By parity of reasoning, and from the long chain of authorities, it would appear to us that even if the business is illegal, or as in this case the services obtained were rendered by an illegal entity, it is still subject of taxation. There is a lot of merit in this proposition; as otherwise holding would entitle a wrong doer to benefit from the illegal profits earned from unlawful business and on top of that be exempted from taxation. We wish to echo the words of Lord Morison that if we were to hold otherwise, then it would lead to absurdity that gains of an honest business are taxed whilst the dishonest escape taxation.
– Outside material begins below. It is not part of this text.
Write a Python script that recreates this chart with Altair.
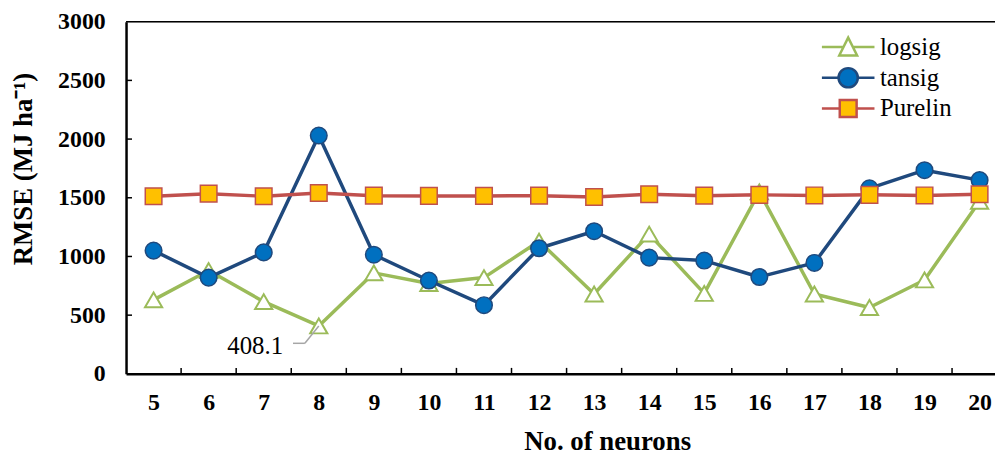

Secondly, if we were to hold that profits of such an illegal business are not taxable, tax payers would endeavor to have their business tainted with illegality for the purposes of securing exemption from taxation.
In contending that such an illegal business is not subject to taxation, Mr. Oyatsi for the respondent urged us to find that the remedy lies in prosecution for an offence under Section 109 (1) (f) of the Income Tax Act. Whereas, the Income Tax provides for that alternative remedy, we think the crux of the matter in this appeal is the determination of whether an illegal trade is subject to taxation. Having come to the conclusion, like we have done that it is indeed taxable, then the issue of alternative remedy may not be called into play, as this remedy would apply to non-compliance of payment of tax, whether from an illegal or honest trade.
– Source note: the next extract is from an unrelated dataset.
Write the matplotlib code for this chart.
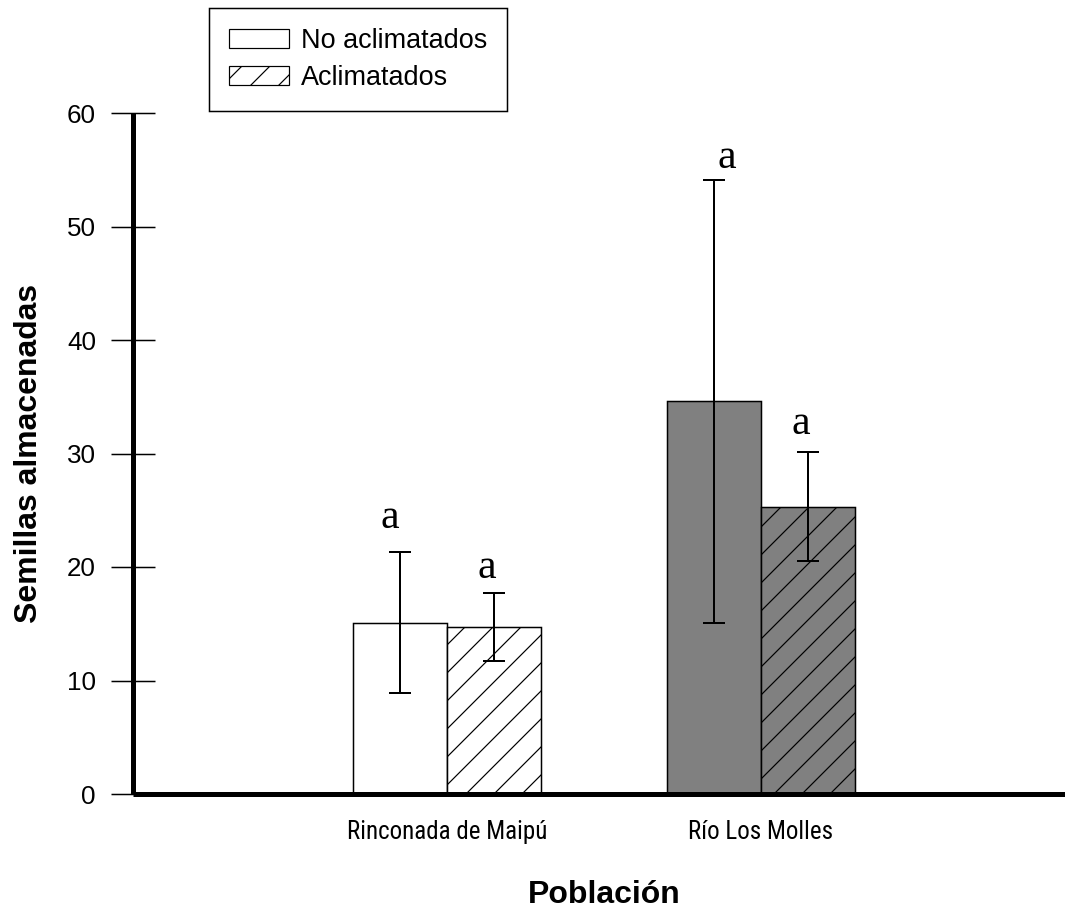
import matplotlib
matplotlib.use("Agg")
import matplotlib.pyplot as plt
from matplotlib import font_manager
from matplotlib.patches import Patch
import numpy as np

# datos
poblaciones = ["Rinconada de Maipú", "Río Los Molles"]
no_aclimatados = [15.1, 34.6]
no_aclimatados_err = [6.2, 19.5]
aclimatados = [14.7, 25.3]
aclimatados_err = [3.0, 4.8]
letras_no = ["a", "a"]
letras_si = ["a", "a"]
colores = ["white", "#808080"]
yticks = [0, 10, 20, 30, 40, 50, 60]

DPI = 168
PT = 72 / DPI      # px -> pt

plt.rcParams["font.family"] = ["Liberation Sans", "DejaVu Sans"]
plt.rcParams["hatch.linewidth"] = 1.2 * PT
plt.rcParams["hatch.color"] = "black"

# fuente angosta para los nombres de poblacion, si hay alguna
narrow_font, narrow_size = None, 23
for f in font_manager.fontManager.ttflist:
    if f.name in ("Liberation Sans Narrow", "Arial Narrow", "Roboto Condensed") \
            and f.style == "normal" and f.weight in (400, "normal", "regular"):
        narrow_font, narrow_size = f.fname, 25
        break

fig = plt.figure(figsize=(1065 / DPI, 915 / DPI), dpi=DPI)
ax = fig.add_axes([133 / 1065, 121 / 915, 942 / 1065, 681 / 915])

x = np.arange(1, len(poblaciones) + 1)
w = 0.3

ax.bar(x - w / 2, no_aclimatados, w, color=colores, edgecolor="black",
       linewidth=1.5 * PT, zorder=2)
ax.bar(x + w / 2, aclimatados, w, color=colores, edgecolor="black",
       linewidth=1.5 * PT, hatch="//", zorder=2)

err_kw = dict(fmt="none", ecolor="black", elinewidth=2 * PT,
              capsize=11.5 * PT, capthick=2 * PT, zorder=3)
ax.errorbar(x - w / 2, no_aclimatados, yerr=no_aclimatados_err, **err_kw)
ax.errorbar(x + w / 2, aclimatados, yerr=aclimatados_err, **err_kw)

# letras de significancia sobre las barras de error
offs_no = [(-10, 24), (13, 12)]
offs_si = [(-7, 15), (-7, 18)]
for xs, m, e, letras, offs in [(x - w / 2, no_aclimatados, no_aclimatados_err, letras_no, offs_no),
                               (x + w / 2, aclimatados, aclimatados_err, letras_si, offs_si)]:
    for xi, mi, ei, let, (dx, dy) in zip(xs, m, e, letras, offs):
        ax.annotate(let, (xi, mi + ei), xytext=(dx * PT, dy * PT),
                    textcoords="offset points", ha="center", va="baseline",
                    fontsize=42 * PT, family="Liberation Serif")

ax.set_xlim(0, 3)
ax.set_ylim(0, 60)
ax.set_yticks(yticks)
ax.set_xticks(x)
if narrow_font:
    ax.set_xticklabels(poblaciones, fontproperties=font_manager.FontProperties(
        fname=narrow_font, size=narrow_size * PT))
else:
    ax.set_xticklabels(poblaciones, fontsize=narrow_size * PT)

for s in ["top", "right"]:
    ax.spines[s].set_visible(False)
for s in ["left", "bottom"]:
    ax.spines[s].set_linewidth(5 * PT)
    ax.spines[s].set_capstyle("butt")

ax.tick_params(axis="y", direction="inout", length=44 * PT, width=1.5 * PT,
               pad=15 * PT, labelsize=26 * PT)
ax.tick_params(axis="x", length=0, pad=26 * PT)

ax.set_ylabel("Semillas almacenadas", fontsize=32 * PT, fontweight="bold", va="center")
ax.yaxis.set_label_coords((29 - 133) / 942, 0.5)
ax.set_xlabel("Población", fontsize=32 * PT, fontweight="bold")
ax.xaxis.set_label_coords(0.5, -(880 - 794) / 681)

handles = [Patch(facecolor="white", edgecolor="black", linewidth=1.2 * PT),
           Patch(facecolor="white", edgecolor="black", linewidth=1.2 * PT, hatch="//")]
leg = fig.legend(handles, ["No aclimatados", "Aclimatados"], loc="upper left",
                 bbox_to_anchor=(209 / 1065, 1 - 8 / 915), borderaxespad=0,
                 fontsize=27 * PT, handlelength=2.2, handleheight=0.7,
                 handletextpad=0.45, borderpad=0.75, labelspacing=0.38,
                 fancybox=False, edgecolor="black", framealpha=1)
leg.get_frame().set_linewidth(1.5 * PT)

fig.savefig("out.png", dpi=DPI)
We believe we have said enough to show that this appeal has merit and it is hereby allowed with costs. Accordingly, we set aside the ruling of the High Court dated 21st November, 2008 and all consequential orders.
Dated and delivered at Nairobi this 15thday of April, 2016.
M. K. KOOME
………………
JUDGE OF APPEAL
F. SICHALE
……………….
JUDGE OF APPEAL
J. OTIENO-ODEK
………………………
JUDGE OF APPEAL
I certify that this is a true copy of the original.